Although 78.6% of students describe themselves as ambitious, nearly one-third are unable to name a public figure they look up to. Many prefer to highlight people in their personal circles or modest, low-profile figures, far from imposed role models. When well-known personalities are mentioned, men most often cite Elon Musk or Napoleon, while women cite Simone Veil or Marie Curie. These choices, though limited, reveal two contrasting visions of ambition: one based on individual success and visibility, the other rooted in collective commitment, justice, or scientific progress. More telling than the specific names is the lack of shared models. Traditional hierarchical ambition is losing its appeal among a generation seeking new reference points.
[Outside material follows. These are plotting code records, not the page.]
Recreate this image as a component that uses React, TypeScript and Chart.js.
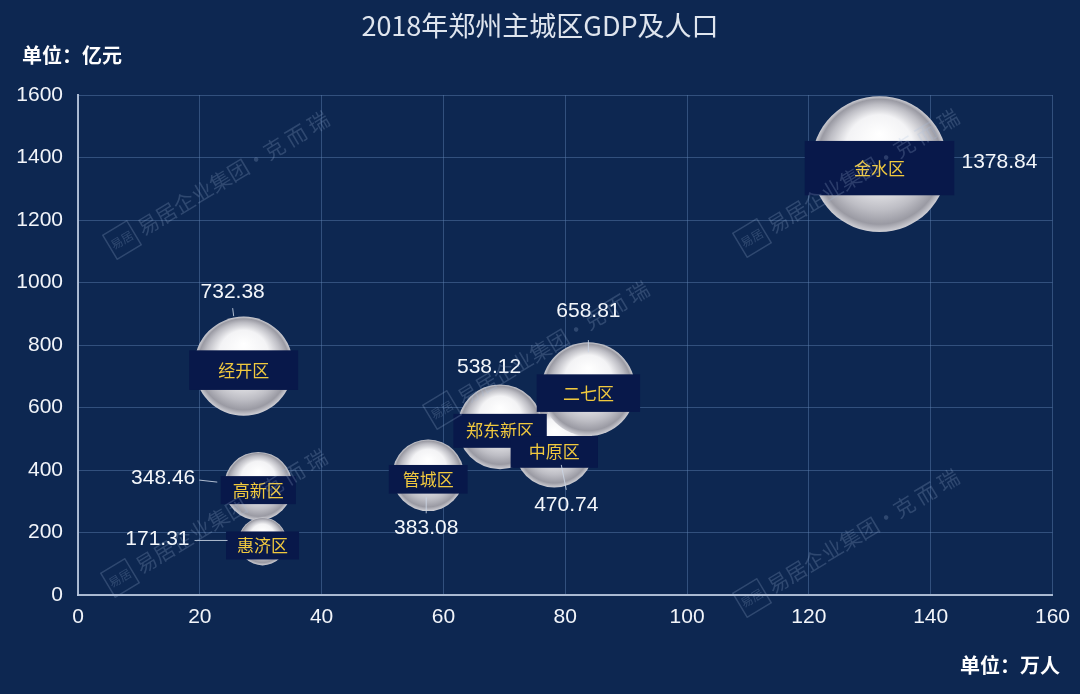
import { useEffect, useRef } from 'react';
import { Chart, registerables } from 'chart.js';

Chart.register(...registerables);

// ---- data ----
const districts = ['中原区', '郑东新区', '二七区', '金水区', '经开区', '高新区', '惠济区', '管城区'];
const population = [78.2, 69.3, 83.8, 131.6, 27.2, 29.6, 30.3, 57.5]; // 万人
const gdp = [470.74, 538.12, 658.81, 1378.84, 732.38, 348.46, 171.31, 383.08]; // 亿元
const xTickStep = 20;
const yTickStep = 200;
const xMax = 160;
const yMax = 1600;

// ---- annotation styling (value label offsets relative to bubble centre) ----
const valueAlign: CanvasTextAlign[] = ['center', 'center', 'center', 'left', 'center', 'right', 'right', 'center'];
const valueOffset = [[12, 57], [-11, -60], [0, -78], [82, -2], [-11, -74], [-63, -8], [-73, -2], [-2, 53]];
const leaderLines: (number[] | null)[] = [
  [7, 17, 12, 42],
  null,
  [0, -49, 0, -37],
  null,
  [-11, -58, -10, -50],
  [-59, -6, -41, -4],
  [-68, -1, -35, -1],
  [-2, 22, -2, 38],
];

const BG = '#0d2751';
const BOX = '#08184a';
const YELLOW = '#f1c93e';
const CJK = '"Noto Sans CJK SC", "Noto Sans", sans-serif';
const NUM = '"Liberation Sans", Arial, sans-serif';
const RK = 1.83;

const radiusFor = (v: number) => RK * Math.sqrt(v);

function sphereFill(ctx: CanvasRenderingContext2D, cx: number, cy: number, r: number) {
  const g = ctx.createRadialGradient(cx, cy - 0.45 * r, 0, cx, cy, r);
  g.addColorStop(0, '#ffffff');
  g.addColorStop(0.5, '#f3f3f5');
  g.addColorStop(0.78, '#bdbdc4');
  g.addColorStop(0.92, '#9a9aa3');
  g.addColorStop(1, '#cfcfd5');
  return g;
}

function drawWatermark(ctx: CanvasRenderingContext2D, x: number, y: number) {
  ctx.save();
  ctx.translate(x, y);
  ctx.rotate((-31 * Math.PI) / 180);
  ctx.strokeStyle = 'rgba(170,190,225,0.22)';
  ctx.fillStyle = 'rgba(170,190,225,0.22)';
  ctx.lineWidth = 1.5;
  ctx.strokeRect(-14, -14, 28, 28);
  ctx.font = `12px ${CJK}`;
  ctx.textAlign = 'center';
  ctx.textBaseline = 'middle';
  ctx.fillText('易居', 0, 0);
  ctx.font = `21px ${CJK}`;
  ctx.textAlign = 'left';
  ctx.fillText('易居企业集团·克 而 瑞', 20, 0);
  ctx.restore();
}

const overlayPlugin = {
  id: 'overlay',
  beforeDraw(chart: any) {
    const ctx = chart.ctx as CanvasRenderingContext2D;
    ctx.save();
    ctx.fillStyle = BG;
    ctx.fillRect(0, 0, chart.width, chart.height);
    ctx.restore();
  },
  afterDatasetsDraw(chart: any) {
    const ctx = chart.ctx as CanvasRenderingContext2D;
    const meta = chart.getDatasetMeta(0);
    ctx.save();
    // label boxes (drawn in reverse so 中原区 ends on top)
    const els = meta.data.map((el: any, i: number) => ({ el, i })).reverse();
    els.forEach(({ el, i }: any) => {
      const r = el.options.radius;
      ctx.font = `17px ${CJK}`;
      const tw = ctx.measureText(districts[i]).width;
      const w = Math.max(tw + 22, 2.2 * r);
      const h = Math.max(28, 0.8 * r);
      const cx = el.x;
      const cy = el.y + 4;
      ctx.fillStyle = BOX;
      ctx.fillRect(cx - w / 2, cy - h / 2, w, h);
      ctx.fillStyle = YELLOW;
      ctx.textAlign = 'center';
      ctx.textBaseline = 'middle';
      ctx.fillText(districts[i], cx, cy);
    });
    // value labels + leader lines
    meta.data.forEach((el: any, i: number) => {
      const ll = leaderLines[i];
      if (ll) {
        ctx.strokeStyle = 'rgba(205,215,230,0.85)';
        ctx.lineWidth = 1;
        ctx.beginPath();
        ctx.moveTo(el.x + ll[0], el.y + ll[1]);
        ctx.lineTo(el.x + ll[2], el.y + ll[3]);
        ctx.stroke();
      }
      ctx.fillStyle = '#f4f7fb';
      ctx.font = `21px ${NUM}`;
      ctx.textAlign = valueAlign[i];
      ctx.textBaseline = 'middle';
      ctx.fillText(gdp[i].toFixed(2), el.x + valueOffset[i][0], el.y + valueOffset[i][1]);
    });
    ctx.restore();
  },
  afterDraw(chart: any) {
    const ctx = chart.ctx as CanvasRenderingContext2D;
    ctx.save();
    // title
    ctx.fillStyle = '#dfe5ee';
    ctx.font = `27px ${CJK}`;
    ctx.textAlign = 'center';
    ctx.textBaseline = 'middle';
    ctx.fillText('2018年郑州主城区GDP及人口', 540, 26);
    // units
    ctx.fillStyle = '#ffffff';
    ctx.font = `bold 20px ${CJK}`;
    ctx.textAlign = 'left';
    ctx.fillText('单位：亿元', 22, 55);
    ctx.textAlign = 'right';
    ctx.fillText('单位：万人', 1060, 665);
    // watermarks
    drawWatermark(ctx, 122, 240);
    drawWatermark(ctx, 120, 578);
    drawWatermark(ctx, 442, 410);
    drawWatermark(ctx, 752, 238);
    drawWatermark(ctx, 752, 598);
    ctx.restore();
  },
};

export default function App() {
  const ref = useRef<HTMLCanvasElement | null>(null);

  useEffect(() => {
    if (!ref.current) return;
    const points = districts.map((_, i) => ({ x: population[i], y: gdp[i] }));
    const chart = new Chart(ref.current, {
      type: 'bubble',
      data: {
        datasets: [
          {
            label: 'GDP',
            data: points as any,
            radius: (c: any) => (c.raw ? radiusFor(c.raw.y) : 10),
            hoverRadius: 0,
            borderWidth: 0,
            backgroundColor: (c: any) => {
              const chartRef = c.chart;
              const xs = chartRef.scales && chartRef.scales.x;
              const ys = chartRef.scales && chartRef.scales.y;
              if (!xs || !ys || !c.raw) return '#e0e0e4';
              const cx = xs.getPixelForValue(c.raw.x);
              const cy = ys.getPixelForValue(c.raw.y);
              const r = radiusFor(c.raw.y);
              if (!isFinite(cx) || !isFinite(cy) || !isFinite(r)) return '#e0e0e4';
              return sphereFill(chartRef.ctx, cx, cy, r);
            },
            clip: false as any,
          },
        ],
      },
      options: {
        responsive: false,
        animation: false,
        events: [],
        layout: { autoPadding: false, padding: { left: 0, top: 95, right: 26, bottom: 0 } },
        plugins: {
          legend: { display: false },
          title: { display: false },
          tooltip: { enabled: false },
        },
        scales: {
          x: {
            type: 'linear',
            min: 0,
            max: xMax,
            ticks: {
              stepSize: xTickStep,
              color: '#f2f5fa',
              font: { family: NUM, size: 21 },
              padding: 10,
              callback: (v: any) => String(v),
            },
            grid: { color: 'rgba(95,130,180,0.45)', lineWidth: 1, drawTicks: false },
            border: { color: 'rgba(185,200,222,0.9)', width: 2 },
            afterFit: (s: any) => {
              s.height = 99;
            },
          },
          y: {
            type: 'linear',
            min: 0,
            max: yMax,
            ticks: {
              stepSize: yTickStep,
              color: '#f2f5fa',
              font: { family: NUM, size: 21 },
              padding: 15,
              callback: (v: any) => String(v),
            },
            grid: { color: 'rgba(95,130,180,0.45)', lineWidth: 1, drawTicks: false },
            border: { color: 'rgba(185,200,222,0.9)', width: 2 },
            afterFit: (s: any) => {
              s.width = 78;
            },
          },
        },
      },
      plugins: [overlayPlugin],
    });
    return () => chart.destroy();
  }, []);

  return (
    <div style={{ position: 'absolute', left: 0, top: 0, width: 1080, height: 694, background: BG }}>
      <canvas ref={ref} width={1080} height={694} style={{ display: 'block' }} />
    </div>
  );
}
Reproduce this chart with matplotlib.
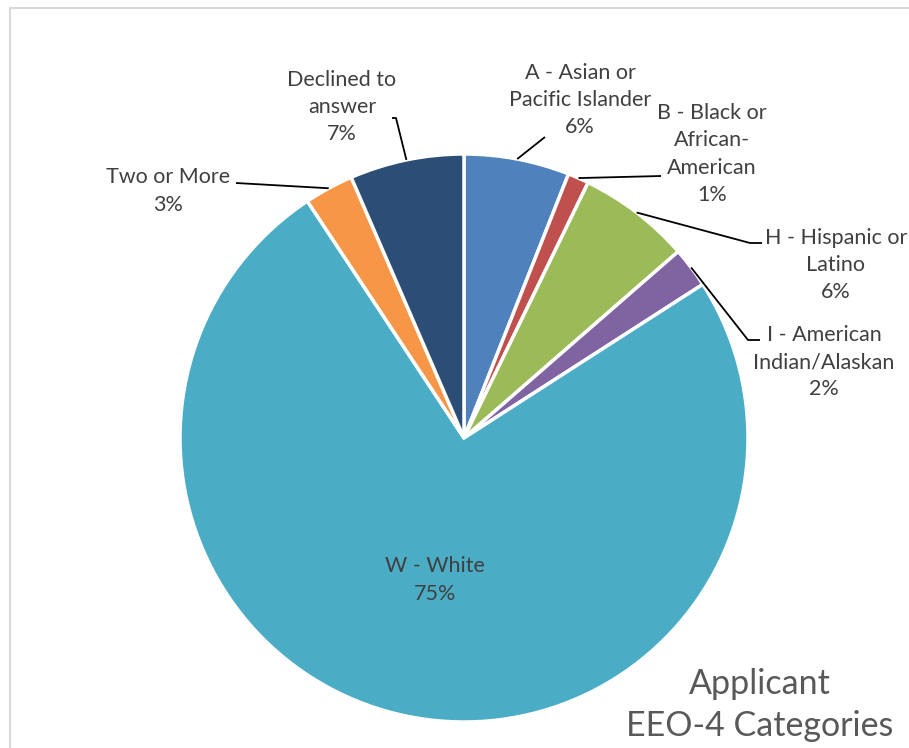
import numpy as np
import matplotlib.pyplot as plt

plt.rcParams['font.family'] = ['Lato', 'DejaVu Sans']

# data
categories = ['A - Asian or\nPacific Islander', 'B - Black or\nAfrican-\nAmerican',
              'H - Hispanic or\nLatino', 'I - American\nIndian/Alaskan',
              'W - White', 'Two or More', 'Declined to\nanswer']
values = [6.0, 1.2, 6.4, 2.3, 74.8, 2.8, 6.5]
pct_labels = ['6%', '1%', '6%', '2%', '75%', '3%', '7%']
colors = ['#4F81BD', '#C0504D', '#9BBB59', '#8064A2', '#4BACC6', '#F79646', '#2C4D75']

W, H = 909, 748
fig = plt.figure(figsize=(W / 100, H / 100), dpi=100)
ax = fig.add_axes([0, 0, 1, 1])

# chart border (light grey, runs off right/bottom)
ax.plot([10, 10, W + 5], [-5, H - 8, H - 8], color='#d9d9d9', lw=1.5)

cx, cy, r = 464, H - 438, 284
wedges, _ = ax.pie(values, colors=colors, startangle=90, counterclock=False,
                   center=(cx, cy), radius=r, frame=True,
                   wedgeprops=dict(edgecolor='white', linewidth=2.5))
ax.set_xlim(0, W)
ax.set_ylim(0, H)
ax.set_aspect('equal')
ax.axis('off')

# label placement (text centre, y measured from top) and leader end points
label_pos = [(580, 100), (712, 154), (836, 265), (824, 362), (435, 580), (168, 191), (342, 107)]
leader = [[(545, 137)], [(661, 176)], [(750, 243), (762, 243)], [(748, 340), (760, 340)],
          None, [(236, 183)], [(396, 118), (392, 118)]]

txt_col = '#404040'
for w, cat, pct, (lx, ly), ld in zip(wedges, categories, pct_labels, label_pos, leader):
    ax.text(lx, H - ly, cat + '\n' + pct, ha='center', va='center', fontsize=15.5,
            color=txt_col, linespacing=1.45)
    if ld is None:
        continue
    mid = np.deg2rad((w.theta1 + w.theta2) / 2)
    pts = [(cx + r * np.cos(mid), cy + r * np.sin(mid))] + [(x, H - y) for x, y in ld]
    xs, ys = zip(*pts)
    ax.plot(xs, ys, color='black', lw=1.3, solid_capstyle='butt')

ax.text(760, H - 705, 'Applicant\nEEO-4 Categories', ha='center', va='center',
        fontsize=24.5, color='#595959', linespacing=1.42)

fig.savefig('out.png', dpi=100)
When asked about the main sources perpetuating stereotypes, students point to society (79.9%), social media (63.5%), and traditional media (57.3%). Conversely, higher education institutions are perceived as relatively protected environments. This perception is a positive signal: business schools are seen as spaces capable of challenging biases and proposing alternative models of success. By intensifying training and awareness initiatives, they can play a key role in preparing a generation able to combine ambition and equality.
This new study highlights the ambivalence of a generation shaped by traditional gender stereotypes, yet simultaneously rejecting conventional notions of ambition and aspiring to new models,” explain Tanguy Bizien, Head of Research at AFMD, and Pascale Borel, Professor of Marketing at Clermont School of Business and co-author of the study.